The secondaries market may have entered a new phase and buyers need to adapt, according to Adams Street Partners‘ head of secondaries.

Speaking to Secondaries Investor, Jeff Akers said buyers have become used to being rewarded for taking risks, a state of affairs that has changed with the economic downturn.

“Investors are going to have to figure out what’s good risk, what’s bad risk and what works across market cycles,” Akers said. “We just happened to have been in this bull market. It was not going to last forever.”

Buyers should think carefully about their leverage use and the concentration risk they take on, he added. Strategies such as buying lower-quality assets, with the intention of booking an early gain and selling them on, are also less effective in an environment characterised by risk-aversion among buyers.

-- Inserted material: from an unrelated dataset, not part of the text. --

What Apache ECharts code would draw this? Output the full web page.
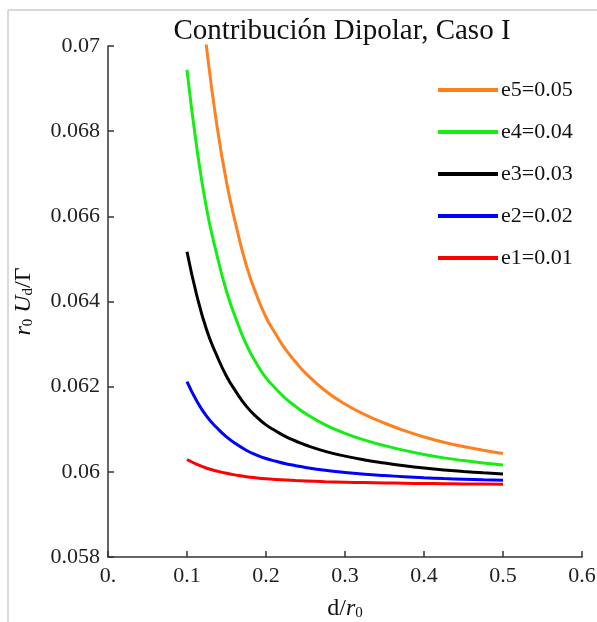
<!DOCTYPE html>
<html>
<head>
<meta charset="utf-8">
<script src="https://cdn.jsdelivr.net/npm/echarts@6/dist/echarts.min.js"></script>
<style>
  html, body { margin: 0; padding: 0; background: #fff; }
  #echart { width: 597px; height: 622px; }
</style>
</head>
<body>
<div id="echart"></div>
<script>
// valores (d/r0 de 0.1 a 0.5)
const dValues = [0.1000, 0.1125, 0.1250, 0.1375, 0.1500, 0.1625, 0.1750, 0.1875, 0.2000, 0.2125, 0.2250, 0.2375, 0.250, 0.275, 0.300, 0.325, 0.350, 0.375, 0.400, 0.425, 0.450, 0.475, 0.500];
const e1 = [0.060290, 0.060175, 0.060085, 0.060020, 0.059965, 0.059923, 0.059887, 0.059860, 0.059838, 0.059822, 0.059808, 0.059796, 0.059786, 0.059769, 0.059757, 0.059747, 0.059739, 0.059732, 0.059726, 0.059721, 0.059717, 0.059713, 0.059710];
const e2 = [0.062120, 0.061660, 0.061300, 0.061040, 0.060820, 0.060652, 0.060508, 0.060400, 0.060312, 0.060248, 0.060190, 0.060144, 0.060102, 0.060036, 0.059986, 0.059946, 0.059914, 0.059886, 0.059862, 0.059842, 0.059826, 0.059812, 0.059800];
const e3 = [0.065170, 0.064135, 0.063325, 0.062740, 0.062245, 0.061867, 0.061543, 0.061300, 0.061102, 0.060958, 0.060828, 0.060724, 0.060630, 0.060481, 0.060369, 0.060279, 0.060207, 0.060144, 0.060090, 0.060045, 0.060009, 0.059977, 0.059950];
const e4 = [0.069440, 0.067600, 0.066160, 0.065120, 0.064240, 0.063568, 0.062992, 0.062560, 0.062208, 0.061952, 0.061720, 0.061536, 0.061368, 0.061104, 0.060904, 0.060744, 0.060616, 0.060504, 0.060408, 0.060328, 0.060264, 0.060208, 0.060160];
const e5 = [0.074930, 0.072055, 0.069930, 0.068180, 0.066805, 0.065755, 0.064855, 0.064180, 0.063630, 0.063230, 0.062868, 0.062580, 0.062318, 0.061905, 0.061593, 0.061343, 0.061143, 0.060968, 0.060818, 0.060693, 0.060593, 0.060505, 0.060430];

const seriesNames = ['e5=0.05', 'e4=0.04', 'e3=0.03', 'e2=0.02', 'e1=0.01'];
const seriesData = [e5, e4, e3, e2, e1];
const colors = ['#ff8020', '#14ee14', '#000000', '#0000ff', '#ff0000'];

const serif = '"Liberation Serif", "DejaVu Serif", serif';

const chart = echarts.init(document.getElementById('echart'));

function pairs(ys) {
    return dValues.map((d, i) => [d, ys[i]]);
}

const option = {
    animation: false,
    backgroundColor: '#ffffff',
    title: {
        text: 'Contribución Dipolar, Caso I',
        left: 337,
        textAlign: 'center',
        top: 12,
        textStyle: { fontFamily: serif, fontSize: 29, fontWeight: 'normal', color: '#111' }
    },
    graphic: [
        { type: 'line', shape: { x1: 8, y1: 10, x2: 8, y2: 622 }, style: { stroke: '#d9d9d9', lineWidth: 2 } },
        { type: 'line', shape: { x1: 8, y1: 10, x2: 597, y2: 10 }, style: { stroke: '#d9d9d9', lineWidth: 2 } }
    ],
    legend: {
        orient: 'vertical',
        left: 438,
        top: 79,
        padding: 0,
        icon: 'rect',
        itemWidth: 60,
        itemHeight: 4,
        itemGap: 20,
        data: seriesNames,
        textStyle: { fontFamily: serif, fontSize: 22, color: '#111', padding: [0, 0, 0, -2] }
    },
    grid: { left: 108, right: 15, top: 46, bottom: 65, outerBoundsMode: 'none', containLabel: false },
    xAxis: {
        type: 'value',
        min: 0,
        max: 0.6,
        interval: 0.1,
        name: '{n|d/}{i|r}{s|0}',
        nameLocation: 'middle',
        nameGap: 39,
        nameTextStyle: {
            rich: {
                n: { fontFamily: serif, fontSize: 24, color: '#111' },
                i: { fontFamily: serif, fontSize: 24, fontStyle: 'italic', color: '#111' },
                s: { fontFamily: serif, fontSize: 15, color: '#111', padding: [10, 0, 0, 0] }
            }
        },
        axisLine: { show: true, lineStyle: { color: '#333', width: 1.5 } },
        axisTick: { show: true, inside: true, length: 6, lineStyle: { color: '#333', width: 1.5 } },
        axisLabel: {
            fontFamily: serif, fontSize: 22, color: '#222', margin: 8,
            formatter: v => v === 0 ? '0.' : String(parseFloat(v.toFixed(2)))
        },
        splitLine: { show: false }
    },
    yAxis: {
        type: 'value',
        min: 0.058,
        max: 0.07,
        interval: 0.002,
        name: '{i|r}{s|0}{i| U}{s|d}{n|/Γ}',
        nameLocation: 'middle',
        nameGap: 72,
        nameTextStyle: {
            rich: {
                i: { fontFamily: serif, fontSize: 24, fontStyle: 'italic', color: '#111' },
                n: { fontFamily: serif, fontSize: 24, color: '#111' },
                s: { fontFamily: serif, fontSize: 15, color: '#111', padding: [10, 0, 0, 0] }
            }
        },
        axisLine: { show: true, lineStyle: { color: '#333', width: 1.5 } },
        axisTick: { show: true, inside: true, length: 6, lineStyle: { color: '#333', width: 1.5 } },
        axisLabel: {
            fontFamily: serif, fontSize: 22, color: '#222', margin: 8,
            formatter: v => String(parseFloat(v.toFixed(3)))
        },
        splitLine: { show: false }
    },
    series: seriesNames.map((name, k) => ({
        name: name,
        type: 'line',
        data: pairs(seriesData[k]),
        smooth: 0.5,
        showSymbol: false,
        symbol: 'none',
        clip: true,
        z: 10 - k,
        lineStyle: { color: colors[k], width: 3 },
        itemStyle: { color: colors[k] }
    }))
};

chart.setOption(option);
</script>
</body>
</html>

The spread between high and low auction bids has widened considerably this year, suggesting that buyers have very different views on the value of portfolio companies, Akers said. This makes intimate knowledge of the assets more important than ever.

“Some bids are going in really low because they don’t have insight about [positive] things going on in the portfolio and some are going in really high because they don’t know about the challenges,” he said. “For assets we know really well, sometimes we lose by 20 [basis] points, sometimes we are the top bidder.”

Chicago-headquartered Adams Street is investing its $2 billion sixth secondaries programme, which closed in June 2019, according to Secondaries Investor data.